To be done: Your task is to copy the listing exactly, with the pictures left out.

Raw data:
+ + + + +
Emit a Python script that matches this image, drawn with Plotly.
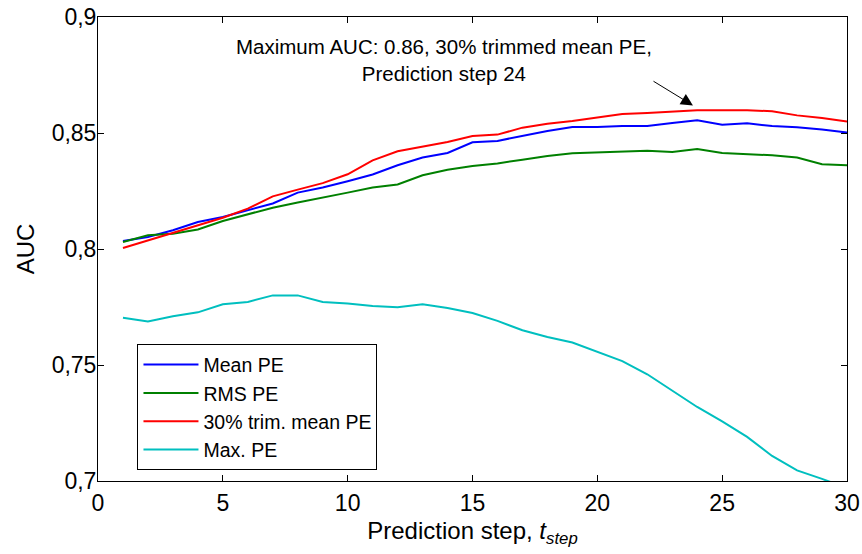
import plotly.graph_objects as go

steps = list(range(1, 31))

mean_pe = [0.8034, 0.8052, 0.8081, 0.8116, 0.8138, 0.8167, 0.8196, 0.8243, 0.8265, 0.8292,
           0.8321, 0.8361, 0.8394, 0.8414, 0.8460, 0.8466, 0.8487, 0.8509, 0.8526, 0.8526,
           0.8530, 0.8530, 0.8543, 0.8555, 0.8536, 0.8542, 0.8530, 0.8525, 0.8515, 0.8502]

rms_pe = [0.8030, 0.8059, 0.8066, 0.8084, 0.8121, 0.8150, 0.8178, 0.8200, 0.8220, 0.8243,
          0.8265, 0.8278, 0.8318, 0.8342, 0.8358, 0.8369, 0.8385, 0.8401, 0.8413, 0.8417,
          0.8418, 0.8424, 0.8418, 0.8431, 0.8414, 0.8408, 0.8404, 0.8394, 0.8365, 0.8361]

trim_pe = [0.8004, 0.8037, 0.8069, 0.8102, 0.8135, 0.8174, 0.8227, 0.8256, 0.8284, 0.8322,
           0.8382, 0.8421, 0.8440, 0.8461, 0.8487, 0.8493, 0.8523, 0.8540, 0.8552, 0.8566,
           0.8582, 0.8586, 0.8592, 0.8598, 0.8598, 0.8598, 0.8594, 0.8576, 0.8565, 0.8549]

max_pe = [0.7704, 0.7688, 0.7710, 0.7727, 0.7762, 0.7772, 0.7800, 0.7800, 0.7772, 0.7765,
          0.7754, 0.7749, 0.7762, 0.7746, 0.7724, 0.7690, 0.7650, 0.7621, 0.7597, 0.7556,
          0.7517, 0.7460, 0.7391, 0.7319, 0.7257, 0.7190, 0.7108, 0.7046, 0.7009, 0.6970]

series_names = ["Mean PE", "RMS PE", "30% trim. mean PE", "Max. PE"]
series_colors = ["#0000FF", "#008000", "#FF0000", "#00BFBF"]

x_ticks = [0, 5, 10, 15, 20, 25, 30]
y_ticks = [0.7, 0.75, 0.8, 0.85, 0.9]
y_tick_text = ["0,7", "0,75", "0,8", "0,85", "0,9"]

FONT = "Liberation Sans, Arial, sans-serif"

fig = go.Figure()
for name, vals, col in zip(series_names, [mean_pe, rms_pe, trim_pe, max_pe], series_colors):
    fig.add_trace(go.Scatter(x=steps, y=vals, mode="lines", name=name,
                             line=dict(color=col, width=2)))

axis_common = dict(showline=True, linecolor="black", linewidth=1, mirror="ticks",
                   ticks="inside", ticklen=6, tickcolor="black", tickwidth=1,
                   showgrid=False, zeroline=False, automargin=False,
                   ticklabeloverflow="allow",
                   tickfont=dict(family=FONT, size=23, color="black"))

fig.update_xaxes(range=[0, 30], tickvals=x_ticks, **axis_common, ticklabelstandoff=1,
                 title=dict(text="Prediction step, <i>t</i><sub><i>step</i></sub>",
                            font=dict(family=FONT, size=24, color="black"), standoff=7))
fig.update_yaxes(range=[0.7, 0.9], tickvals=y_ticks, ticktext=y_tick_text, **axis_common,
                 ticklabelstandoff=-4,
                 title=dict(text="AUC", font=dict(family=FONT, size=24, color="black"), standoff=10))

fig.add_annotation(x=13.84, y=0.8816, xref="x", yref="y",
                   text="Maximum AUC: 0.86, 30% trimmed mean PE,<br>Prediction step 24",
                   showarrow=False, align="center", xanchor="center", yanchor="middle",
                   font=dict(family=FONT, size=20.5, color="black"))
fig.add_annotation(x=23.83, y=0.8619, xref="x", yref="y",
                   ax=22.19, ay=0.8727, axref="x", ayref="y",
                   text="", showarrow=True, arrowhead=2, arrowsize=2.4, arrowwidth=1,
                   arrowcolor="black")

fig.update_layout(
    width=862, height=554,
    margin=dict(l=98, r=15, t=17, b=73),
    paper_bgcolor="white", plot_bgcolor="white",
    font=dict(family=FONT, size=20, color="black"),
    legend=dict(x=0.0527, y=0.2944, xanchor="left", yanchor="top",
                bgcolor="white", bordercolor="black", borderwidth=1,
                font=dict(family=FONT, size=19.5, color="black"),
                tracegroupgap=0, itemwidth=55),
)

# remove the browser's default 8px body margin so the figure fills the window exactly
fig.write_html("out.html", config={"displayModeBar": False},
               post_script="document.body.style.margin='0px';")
+ + + + +
Task answer:
Emit a Python script that matches this image, drawn with Plotly.
import plotly.graph_objects as go

steps = list(range(1, 31))

mean_pe = [0.8034, 0.8052, 0.8081, 0.8116, 0.8138, 0.8167, 0.8196, 0.8243, 0.8265, 0.8292,
           0.8321, 0.8361, 0.8394, 0.8414, 0.8460, 0.8466, 0.8487, 0.8509, 0.8526, 0.8526,
           0.8530, 0.8530, 0.8543, 0.8555, 0.8536, 0.8542, 0.8530, 0.8525, 0.8515, 0.8502]

rms_pe = [0.8030, 0.8059, 0.8066, 0.8084, 0.8121, 0.8150, 0.8178, 0.8200, 0.8220, 0.8243,
          0.8265, 0.8278, 0.8318, 0.8342, 0.8358, 0.8369, 0.8385, 0.8401, 0.8413, 0.8417,
          0.8418, 0.8424, 0.8418, 0.8431, 0.8414, 0.8408, 0.8404, 0.8394, 0.8365, 0.8361]

trim_pe = [0.8004, 0.8037, 0.8069, 0.8102, 0.8135, 0.8174, 0.8227, 0.8256, 0.8284, 0.8322,
           0.8382, 0.8421, 0.8440, 0.8461, 0.8487, 0.8493, 0.8523, 0.8540, 0.8552, 0.8566,
           0.8582, 0.8586, 0.8592, 0.8598, 0.8598, 0.8598, 0.8594, 0.8576, 0.8565, 0.8549]

max_pe = [0.7704, 0.7688, 0.7710, 0.7727, 0.7762, 0.7772, 0.7800, 0.7800, 0.7772, 0.7765,
          0.7754, 0.7749, 0.7762, 0.7746, 0.7724, 0.7690, 0.7650, 0.7621, 0.7597, 0.7556,
          0.7517, 0.7460, 0.7391, 0.7319, 0.7257, 0.7190, 0.7108, 0.7046, 0.7009, 0.6970]

series_names = ["Mean PE", "RMS PE", "30% trim. mean PE", "Max. PE"]
series_colors = ["#0000FF", "#008000", "#FF0000", "#00BFBF"]

x_ticks = [0, 5, 10, 15, 20, 25, 30]
y_ticks = [0.7, 0.75, 0.8, 0.85, 0.9]
y_tick_text = ["0,7", "0,75", "0,8", "0,85", "0,9"]

FONT = "Liberation Sans, Arial, sans-serif"

fig = go.Figure()
for name, vals, col in zip(series_names, [mean_pe, rms_pe, trim_pe, max_pe], series_colors):
    fig.add_trace(go.Scatter(x=steps, y=vals, mode="lines", name=name,
                             line=dict(color=col, width=2)))

axis_common = dict(showline=True, linecolor="black", linewidth=1, mirror="ticks",
                   ticks="inside", ticklen=6, tickcolor="black", tickwidth=1,
                   showgrid=False, zeroline=False, automargin=False,
                   ticklabeloverflow="allow",
                   tickfont=dict(family=FONT, size=23, color="black"))

fig.update_xaxes(range=[0, 30], tickvals=x_ticks, **axis_common, ticklabelstandoff=1,
                 title=dict(text="Prediction step, <i>t</i><sub><i>step</i></sub>",
                            font=dict(family=FONT, size=24, color="black"), standoff=7))
fig.update_yaxes(range=[0.7, 0.9], tickvals=y_ticks, ticktext=y_tick_text, **axis_common,
                 ticklabelstandoff=-4,
                 title=dict(text="AUC", font=dict(family=FONT, size=24, color="black"), standoff=10))

fig.add_annotation(x=13.84, y=0.8816, xref="x", yref="y",
                   text="Maximum AUC: 0.86, 30% trimmed mean PE,<br>Prediction step 24",
                   showarrow=False, align="center", xanchor="center", yanchor="middle",
                   font=dict(family=FONT, size=20.5, color="black"))
fig.add_annotation(x=23.83, y=0.8619, xref="x", yref="y",
                   ax=22.19, ay=0.8727, axref="x", ayref="y",
                   text="", showarrow=True, arrowhead=2, arrowsize=2.4, arrowwidth=1,
                   arrowcolor="black")

fig.update_layout(
    width=862, height=554,
    margin=dict(l=98, r=15, t=17, b=73),
    paper_bgcolor="white", plot_bgcolor="white",
    font=dict(family=FONT, size=20, color="black"),
    legend=dict(x=0.0527, y=0.2944, xanchor="left", yanchor="top",
                bgcolor="white", bordercolor="black", borderwidth=1,
                font=dict(family=FONT, size=19.5, color="black"),
                tracegroupgap=0, itemwidth=55),
)

# remove the browser's default 8px body margin so the figure fills the window exactly
fig.write_html("out.html", config={"displayModeBar": False},
               post_script="document.body.style.margin='0px';")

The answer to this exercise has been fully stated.